HOUSTON – The American League’s reliever of the month for May is having a rough June.
Jhoan Duran, who gave up only one run during his award-winning previous month, has put runners on base in five consecutive appearances in June, and it has cost him and the Twins. Less than 24 hours after entering a tied game and giving up the walk-off game-winner, Duran blew a save for the second time this season, and the Astros completed a weekend sweep of the Twins with a 2-1 victory in 10 innings.
Trying to protect a 1-0 lead, Duran walked the first batter he faced, Astros leadoff hitter Jeremy Peña, on four pitches. Duran struck out Yainer Diaz, but on Duran’s first pitch to Jose Altuve, Peña stole second. Peña then moved to third when Altuve — reaching way out of the strike zone to make contact — dribbled an infield hit to shortstop, easily beating Carlos Correa’s desperate throw. First baseman Victor Caratini followed with a fly ball to the warning track in left field, scoring Peña with the tying run.
The Twins’ luck didn’t improve in the 10th, either. Cole Sands easily retired the first two batters he faced, keeping courtesy runner Jake Meyers on second base. But Mauricio Dubón lifted a deep fly ball to the front of the Twins bullpen in left, and Willi Castro was unable to make the catch, extending the Twins’ losing streak to four. The play was ruled a hit.
“I don’t know what happened there. I think I should have caught that ball,” Castro said of the final play, which came at one of Daikin Park’s most awkward spots for a fielder. The fence is about 4 feet behind pillars that jut out onto the field, so Castro jumped sideways, into the side of a pillar, as the ball came down. It glanced off his glove and rolled away as Meyers jogged home.
“I saw the ball. I don’t know if it hit the wall before I jumped, or if I jumped [too early]. But yeah, I should have caught that ball,” Castro said. “Those corners back there are hard to even know how far you are from them.”

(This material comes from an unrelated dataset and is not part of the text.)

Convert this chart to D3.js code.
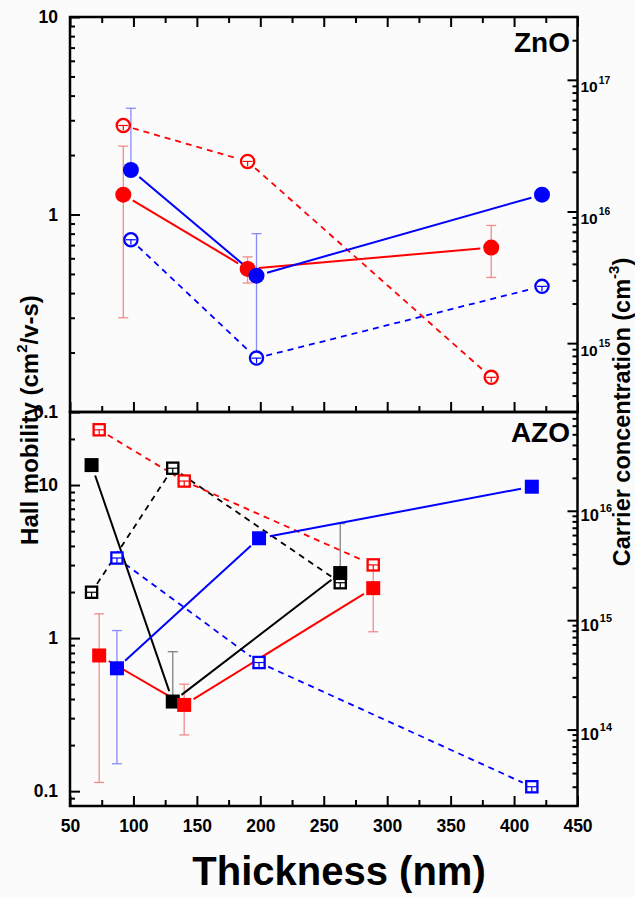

His manager, a former outfielder who played three games in this ballpark, understood the challenge. “It was right there in that corner, that cranny out there. It’s obviously a very unusual situation in left field, [but] he had a chance,” Rocco Baldelli said. “It would have been a nice play if he was able to make it.”
Still, blaming a closer who gave up a a softly struck single or an outfielder trying to navigate one of the most unusual outfield walls in the league probably misses the point of this loss — or all of them in the three-game series.